M S E=\frac{1}{N} \sum_{i=1}^N\left(y_i-\hat{y}_i\right)^2

Advantage

Gives a better understanding while comparing performance between different regression models.

Mean Absolute Error(MAE)

Definition

Mean Absolute Error(MAE) is similar to Mean Square Error(MSE). However, instead of the sum of the square of error in MSE, MAE is taking the sum of the absolute value of error.

Formula

M A E=\frac{1}{N} \sum_{i=1}^N\left|y_i-\hat{y}_i\right|

Advantage

Does not penalize big prediction errors.
Easy to implement.

Accuracy

Definition:

The ratio of the total no. of correctly classified points to the total no. of points in the test dataset is called test accuracy.

Example

Think of it like this, there are 10 questions on a test and if you did 8 of them correctly, then your accuracy is 0.8 or 80%.

Advantage

A simple technique: easy to understand and implement.

Disadvantage

Imbalanced Dataset: Let's say there is a test dataset, with 96 positive points and 4 negative points. Then even if the classifying model is dumb enough to predict all points positively, it will have 96% accuracy, which is not justifiable. Therefore we should never use accuracy as a measure when we have an imbalanced dataset. We use precision and recall to overcome this drawback.
Only suitable for classification algorithms.

Some terms to know

a) True Positive Rate (TPR) = TP/P: Correctly classified positive points.

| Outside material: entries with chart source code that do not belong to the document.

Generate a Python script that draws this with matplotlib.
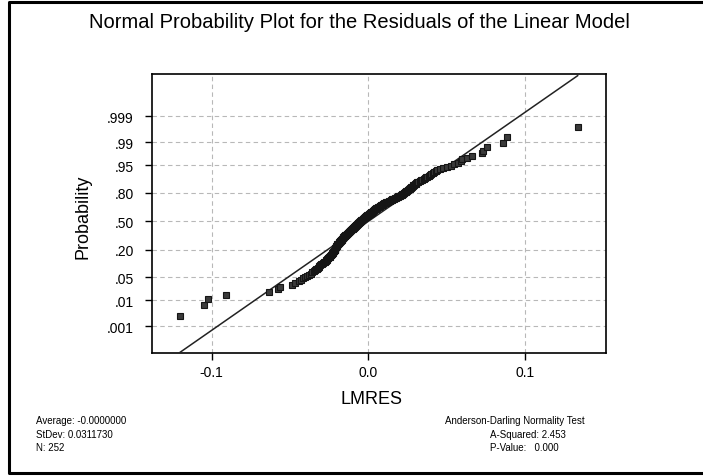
import matplotlib
matplotlib.use('Agg')
import matplotlib.pyplot as plt
import numpy as np
from statistics import NormalDist
from matplotlib.lines import Line2D

plt.rcParams['font.family'] = ['Liberation Sans', 'DejaVu Sans']

# residuals of the linear model (LMRES), sorted
residuals = [
    -0.1202, -0.1049, -0.1024, -0.0907, -0.0634, -0.0579, -0.0564, -0.0489, -0.0468,
    -0.0445, -0.0430, -0.0418, -0.0405, -0.0392, -0.0378, -0.0366,
    -0.0357, -0.0349, -0.0342, -0.0336, -0.0330, -0.0324, -0.0318, -0.0312, -0.0306,
    -0.0300, -0.0294, -0.0288, -0.0282, -0.0277,
    -0.0272, -0.0269, -0.0265, -0.0262, -0.0258, -0.0255, -0.0251, -0.0248, -0.0244, -0.0240,
    -0.0237, -0.0235, -0.0233, -0.0230, -0.0228, -0.0226, -0.0223, -0.0221, -0.0219, -0.0216,
    -0.0214, -0.0213, -0.0212, -0.0211, -0.0210, -0.0209, -0.0207, -0.0206, -0.0204, -0.0202,
    -0.0201, -0.0199, -0.0197, -0.0195, -0.0193,
    -0.0189, -0.0187, -0.0185, -0.0183, -0.0181, -0.0179, -0.0177, -0.0175, -0.0173, -0.0171,
    -0.0169, -0.0167, -0.0165, -0.0163, -0.0161,
    -0.0159, -0.0157, -0.0155, -0.0152, -0.0150, -0.0147, -0.0144, -0.0142, -0.0139, -0.0136,
    -0.0134, -0.0131, -0.0129, -0.0126, -0.0124, -0.0121, -0.0119, -0.0117, -0.0115, -0.0113,
    -0.0111, -0.0108, -0.0106, -0.0104, -0.0101, -0.0099, -0.0097, -0.0094, -0.0092, -0.0090,
    -0.0088, -0.0085, -0.0083, -0.0081, -0.0078, -0.0076, -0.0074, -0.0071, -0.0069, -0.0066,
    -0.0063, -0.0061, -0.0058, -0.0056, -0.0053, -0.0051, -0.0049, -0.0046, -0.0044, -0.0041,
    -0.0039, -0.0037, -0.0034, -0.0032, -0.0030, -0.0027, -0.0025, -0.0023, -0.0020, -0.0018,
    -0.0015, -0.0012, -0.0009, -0.0006, -0.0003, 0.0000, 0.0003, 0.0006, 0.0009, 0.0011,
    0.0014, 0.0017, 0.0020, 0.0023, 0.0026, 0.0028, 0.0031, 0.0033, 0.0036, 0.0038,
    0.0041, 0.0044, 0.0047, 0.0051, 0.0054, 0.0058, 0.0061, 0.0065, 0.0068, 0.0072,
    0.0076, 0.0080, 0.0084, 0.0088, 0.0092, 0.0096, 0.0100, 0.0105, 0.0110, 0.0115,
    0.0120, 0.0125, 0.0131, 0.0136, 0.0142, 0.0148, 0.0154, 0.0160, 0.0166, 0.0172,
    0.0177, 0.0182, 0.0187, 0.0192, 0.0197, 0.0202, 0.0207, 0.0212, 0.0217, 0.0222,
    0.0226, 0.0230, 0.0234, 0.0238, 0.0242, 0.0246, 0.0250, 0.0254, 0.0258, 0.0263,
    0.0267, 0.0271, 0.0275, 0.0279, 0.0284, 0.0288, 0.0292, 0.0297, 0.0302, 0.0307,
    0.0312, 0.0320, 0.0328, 0.0336, 0.0344, 0.0352, 0.0360, 0.0368, 0.0376, 0.0385,
    0.0394, 0.0403, 0.0412, 0.0421, 0.0430,
    0.0440, 0.0455, 0.0475, 0.0500, 0.0530, 0.0545, 0.0575, 0.0592, 0.0600, 0.0628,
    0.0660, 0.0723, 0.0734, 0.0756, 0.0858, 0.0887, 0.1336,
]

prob_ticks = [0.001, 0.01, 0.05, 0.20, 0.50, 0.80, 0.95, 0.99, 0.999]
prob_labels = ['.001', '.01', '.05', '.20', '.50', '.80', '.95', '.99', '.999']
x_ticks = [-0.1, 0.0, 0.1]
x_labels = ['-0.1', '0.0', '0.1']

average = -0.0
stdev = 0.0311730
a_squared = 2.453
p_value = 0.000

nd = NormalDist()
res = np.sort(np.array(residuals))
n = len(res)
ranks = np.arange(1, n + 1)
# median-rank plotting positions on a normal scale
z = np.array([nd.inv_cdf(p) for p in (ranks - 0.3) / (n + 0.4)])

W, H = 703, 477
fig = plt.figure(figsize=(W / 100, H / 100), dpi=100)
ax = fig.add_axes([151.7 / W, 1 - 354 / H, 454 / W, 279 / H])

ax.grid(True, color='#b8b8b8', linestyle=(0, (4, 3)), linewidth=0.8)
ax.set_axisbelow(True)

# fitted normal line between the extreme residuals
line_x = np.array([res[0], res[-1]])
ax.plot(line_x, (line_x - average) / stdev, color='#222222', lw=1.1, zorder=3)
ax.plot(res, z, 's', ms=4.2, color='#3a3a3a', mec='#151515', mew=0.8, zorder=4)

ax.set_xlim(-0.1383, 0.1515)
ax.set_ylim(-3.876, 4.335)
ax.set_xticks(x_ticks)
ax.set_xticklabels(x_labels)
ax.set_yticks([nd.inv_cdf(p) for p in prob_ticks])
ax.set_yticklabels(prob_labels)
ax.tick_params(axis='both', direction='out', length=5, width=1, labelsize=10, color='black')
ax.tick_params(axis='y', pad=8)
ax.tick_params(axis='x', pad=4)
for s in ax.spines.values():
    s.set_linewidth(1.2)
    s.set_color('black')

fig.text(359 / W, 1 - 22 / H, 'Normal Probability Plot for the Residuals of the Linear Model',
         ha='center', va='center', fontsize=14.5)
fig.text(83 / W, 1 - 217 / H, 'Probability', rotation=90, ha='center', va='center', fontsize=13)
fig.text(372 / W, 1 - 400 / H, 'LMRES', ha='center', va='center', fontsize=13)

fs = 7
fig.text(36 / W, 1 - 421 / H, f'Average: {average:.7f}', fontsize=fs, va='center')
fig.text(36 / W, 1 - 435 / H, f'StDev: {stdev:.7f}', fontsize=fs, va='center')
fig.text(36 / W, 1 - 448 / H, f'N: {n}', fontsize=fs, va='center')
fig.text(445 / W, 1 - 421 / H, 'Anderson-Darling Normality Test', fontsize=fs, va='center')
fig.text(490 / W, 1 - 435 / H, f'A-Squared: {a_squared:.3f}', fontsize=fs, va='center')
fig.text(490 / W, 1 - 448 / H, f'P-Value:   {p_value:.3f}', fontsize=fs, va='center')

# frame around the graph window
fig.add_artist(Line2D([1.0, 9 / W, 9 / W, 1.0], [1 - 3 / H, 1 - 3 / H, 1 - 474 / H, 1 - 474 / H],
                      transform=fig.transFigure, color='black', lw=2.2))

fig.savefig('out.png', dpi=100)
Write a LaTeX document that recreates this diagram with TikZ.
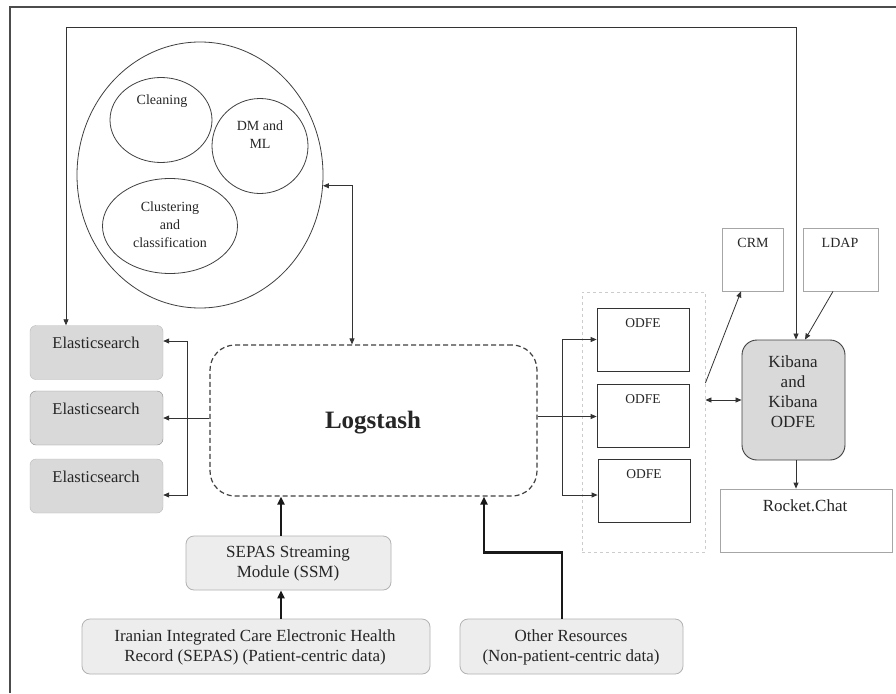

b) True Negative Rate (TNR) = TN/N: Correctly classified negative points.

c) False Positive Rate (FPR) = FP/N: Incorrectly classified positive points

d) False Negative Rate (FNR) = FN/P: Incorrectly classified negative points.

The above terms help us to build the confusion matrix Standard Metrics for Regression

The above matrix gives us a clear idea of how our model is performing and helps us to calculate the precision and recall accurately.

Precision

Definition

Precision or Positive Prediction Value means out of all the points the model predicted to be positive, what percentage of them are positive?

A good model has a high precision which lies between 0 and 1.

$Precision = TP / (TP + FP)$

Example

There is a cancer dataset that has 60 positive patients and 40 negative patients. The classifier model predicts that 70 patients have cancer, the precision is out of the patients that our model says have cancer, how many have cancer. So here the precision will be 60/70 or 0.85.

Recall

Definition

Out of all the points that belong to a positive class, what percentage of the model detected to be a positive class?

A good model has a high recall which lies between 0 and 1.

$Recall = TPR = TP / (TP + FN) = TP / P$

Example

Continuing the cancer detection problem from precision, the recall states that out of the total patients who have cancer, how many patients my model detects has cancer?

Drawbacks of Precision and Recall

Recall depends on true positives and false negatives and precision depends on true positives and false positives.
Thus, using this pair of performance measures, true negatives are never taken into account.
Thus, precision and recall should only be used in situations, where the correct identification of the negative class does not play a role.
Measuring recall is difficult because it is often difficult to know how many relevant records exist in a database.

Conclusion

The key takeaways from this article are:-

Performance metrics help us to track the progress of the model and put a number on it.
Accuracy does not work well with imbalanced datasets.
Precision and recall are intertwined and overcome the drawbacks of accuracy.
Precision and recall do not take false negatives.